■ **EXERCISE INSTRUCTIONS**:
Return the material exactly as supplied, apart from the pictures, which are omitted.

========

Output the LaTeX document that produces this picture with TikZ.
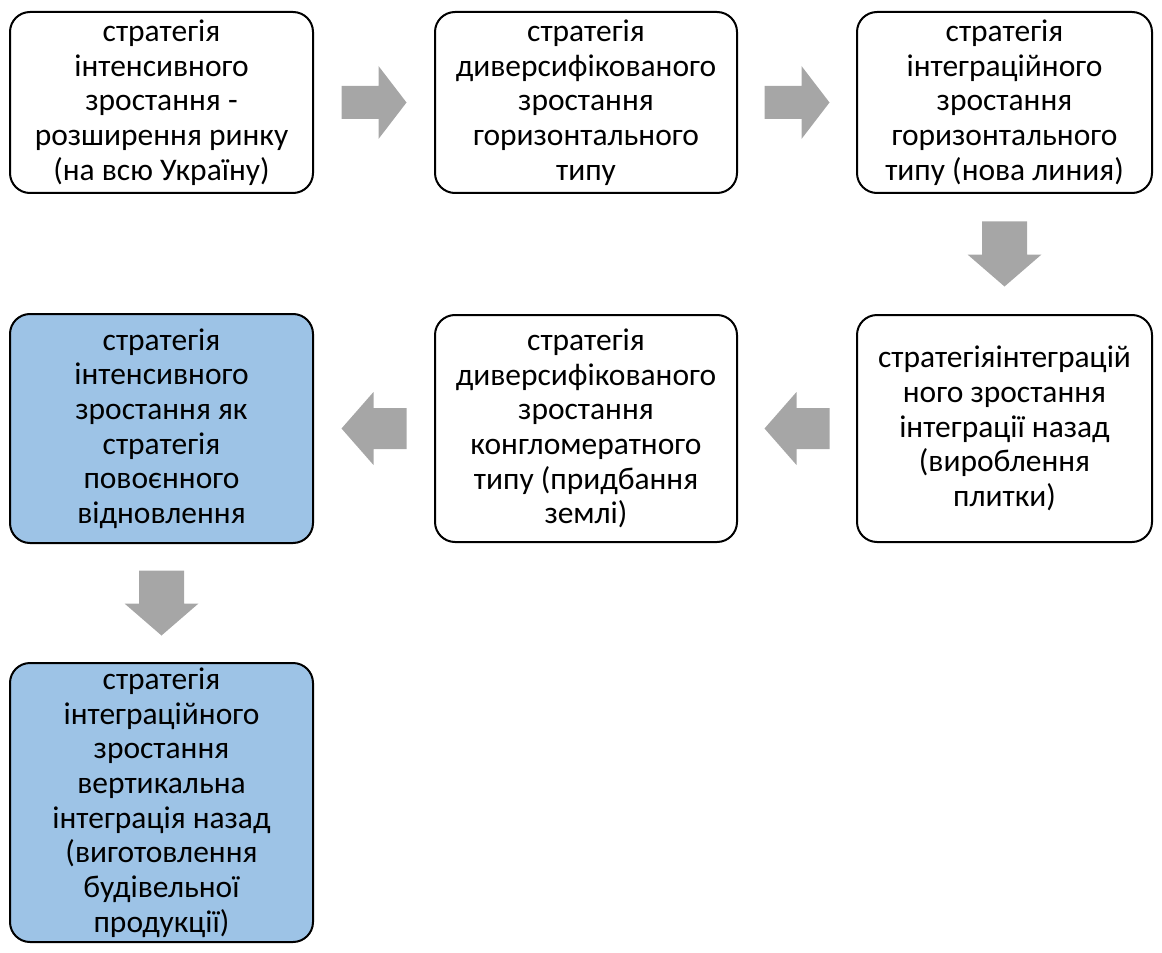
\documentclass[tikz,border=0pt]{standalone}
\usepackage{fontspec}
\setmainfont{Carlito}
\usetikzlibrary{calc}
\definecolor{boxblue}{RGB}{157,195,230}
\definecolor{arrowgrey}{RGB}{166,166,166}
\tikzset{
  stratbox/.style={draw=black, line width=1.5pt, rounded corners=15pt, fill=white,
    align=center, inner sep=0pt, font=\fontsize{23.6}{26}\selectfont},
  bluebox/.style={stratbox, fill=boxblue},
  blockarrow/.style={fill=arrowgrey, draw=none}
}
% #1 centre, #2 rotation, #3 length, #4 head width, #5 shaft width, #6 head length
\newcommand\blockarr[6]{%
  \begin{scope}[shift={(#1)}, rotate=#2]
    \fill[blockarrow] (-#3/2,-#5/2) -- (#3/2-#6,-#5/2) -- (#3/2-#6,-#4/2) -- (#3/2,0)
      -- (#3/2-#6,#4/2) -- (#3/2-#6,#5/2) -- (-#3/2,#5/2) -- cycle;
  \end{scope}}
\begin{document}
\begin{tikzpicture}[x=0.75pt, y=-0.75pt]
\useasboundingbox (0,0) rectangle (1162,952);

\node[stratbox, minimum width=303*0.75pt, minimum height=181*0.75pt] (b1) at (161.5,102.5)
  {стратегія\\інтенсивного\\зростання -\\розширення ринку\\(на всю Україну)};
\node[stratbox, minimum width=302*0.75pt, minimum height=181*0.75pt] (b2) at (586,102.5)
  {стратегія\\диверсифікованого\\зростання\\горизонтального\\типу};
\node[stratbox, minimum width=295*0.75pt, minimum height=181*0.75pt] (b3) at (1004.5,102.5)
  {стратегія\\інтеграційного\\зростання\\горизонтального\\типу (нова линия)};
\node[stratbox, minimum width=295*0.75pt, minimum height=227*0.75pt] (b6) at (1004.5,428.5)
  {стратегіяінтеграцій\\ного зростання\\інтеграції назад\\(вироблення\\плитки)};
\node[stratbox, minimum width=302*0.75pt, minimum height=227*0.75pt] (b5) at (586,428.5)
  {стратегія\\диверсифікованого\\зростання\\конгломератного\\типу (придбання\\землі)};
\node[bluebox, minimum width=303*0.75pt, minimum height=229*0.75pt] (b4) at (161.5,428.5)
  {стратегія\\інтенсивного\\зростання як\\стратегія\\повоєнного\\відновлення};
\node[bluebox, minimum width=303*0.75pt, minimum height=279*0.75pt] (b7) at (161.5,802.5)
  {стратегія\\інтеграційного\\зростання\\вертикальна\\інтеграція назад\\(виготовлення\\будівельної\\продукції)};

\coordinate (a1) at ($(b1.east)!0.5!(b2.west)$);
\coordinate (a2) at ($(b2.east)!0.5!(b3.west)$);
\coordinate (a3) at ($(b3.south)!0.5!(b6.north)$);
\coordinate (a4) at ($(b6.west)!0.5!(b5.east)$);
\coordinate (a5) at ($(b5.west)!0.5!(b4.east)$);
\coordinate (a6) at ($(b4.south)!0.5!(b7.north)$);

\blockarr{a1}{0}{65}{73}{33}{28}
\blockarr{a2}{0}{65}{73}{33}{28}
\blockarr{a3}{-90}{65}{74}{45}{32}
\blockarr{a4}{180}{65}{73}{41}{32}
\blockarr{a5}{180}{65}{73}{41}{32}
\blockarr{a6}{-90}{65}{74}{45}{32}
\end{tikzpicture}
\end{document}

========

■ **FINISHED ANSWER**:
Output the LaTeX document that produces this picture with TikZ.
\documentclass[tikz,border=0pt]{standalone}
\usepackage{fontspec}
\setmainfont{Carlito}
\usetikzlibrary{calc}
\definecolor{boxblue}{RGB}{157,195,230}
\definecolor{arrowgrey}{RGB}{166,166,166}
\tikzset{
  stratbox/.style={draw=black, line width=1.5pt, rounded corners=15pt, fill=white,
    align=center, inner sep=0pt, font=\fontsize{23.6}{26}\selectfont},
  bluebox/.style={stratbox, fill=boxblue},
  blockarrow/.style={fill=arrowgrey, draw=none}
}
% #1 centre, #2 rotation, #3 length, #4 head width, #5 shaft width, #6 head length
\newcommand\blockarr[6]{%
  \begin{scope}[shift={(#1)}, rotate=#2]
    \fill[blockarrow] (-#3/2,-#5/2) -- (#3/2-#6,-#5/2) -- (#3/2-#6,-#4/2) -- (#3/2,0)
      -- (#3/2-#6,#4/2) -- (#3/2-#6,#5/2) -- (-#3/2,#5/2) -- cycle;
  \end{scope}}
\begin{document}
\begin{tikzpicture}[x=0.75pt, y=-0.75pt]
\useasboundingbox (0,0) rectangle (1162,952);

\node[stratbox, minimum width=303*0.75pt, minimum height=181*0.75pt] (b1) at (161.5,102.5)
  {стратегія\\інтенсивного\\зростання -\\розширення ринку\\(на всю Україну)};
\node[stratbox, minimum width=302*0.75pt, minimum height=181*0.75pt] (b2) at (586,102.5)
  {стратегія\\диверсифікованого\\зростання\\горизонтального\\типу};
\node[stratbox, minimum width=295*0.75pt, minimum height=181*0.75pt] (b3) at (1004.5,102.5)
  {стратегія\\інтеграційного\\зростання\\горизонтального\\типу (нова линия)};
\node[stratbox, minimum width=295*0.75pt, minimum height=227*0.75pt] (b6) at (1004.5,428.5)
  {стратегіяінтеграцій\\ного зростання\\інтеграції назад\\(вироблення\\плитки)};
\node[stratbox, minimum width=302*0.75pt, minimum height=227*0.75pt] (b5) at (586,428.5)
  {стратегія\\диверсифікованого\\зростання\\конгломератного\\типу (придбання\\землі)};
\node[bluebox, minimum width=303*0.75pt, minimum height=229*0.75pt] (b4) at (161.5,428.5)
  {стратегія\\інтенсивного\\зростання як\\стратегія\\повоєнного\\відновлення};
\node[bluebox, minimum width=303*0.75pt, minimum height=279*0.75pt] (b7) at (161.5,802.5)
  {стратегія\\інтеграційного\\зростання\\вертикальна\\інтеграція назад\\(виготовлення\\будівельної\\продукції)};

\coordinate (a1) at ($(b1.east)!0.5!(b2.west)$);
\coordinate (a2) at ($(b2.east)!0.5!(b3.west)$);
\coordinate (a3) at ($(b3.south)!0.5!(b6.north)$);
\coordinate (a4) at ($(b6.west)!0.5!(b5.east)$);
\coordinate (a5) at ($(b5.west)!0.5!(b4.east)$);
\coordinate (a6) at ($(b4.south)!0.5!(b7.north)$);

\blockarr{a1}{0}{65}{73}{33}{28}
\blockarr{a2}{0}{65}{73}{33}{28}
\blockarr{a3}{-90}{65}{74}{45}{32}
\blockarr{a4}{180}{65}{73}{41}{32}
\blockarr{a5}{180}{65}{73}{41}{32}
\blockarr{a6}{-90}{65}{74}{45}{32}
\end{tikzpicture}
\end{document}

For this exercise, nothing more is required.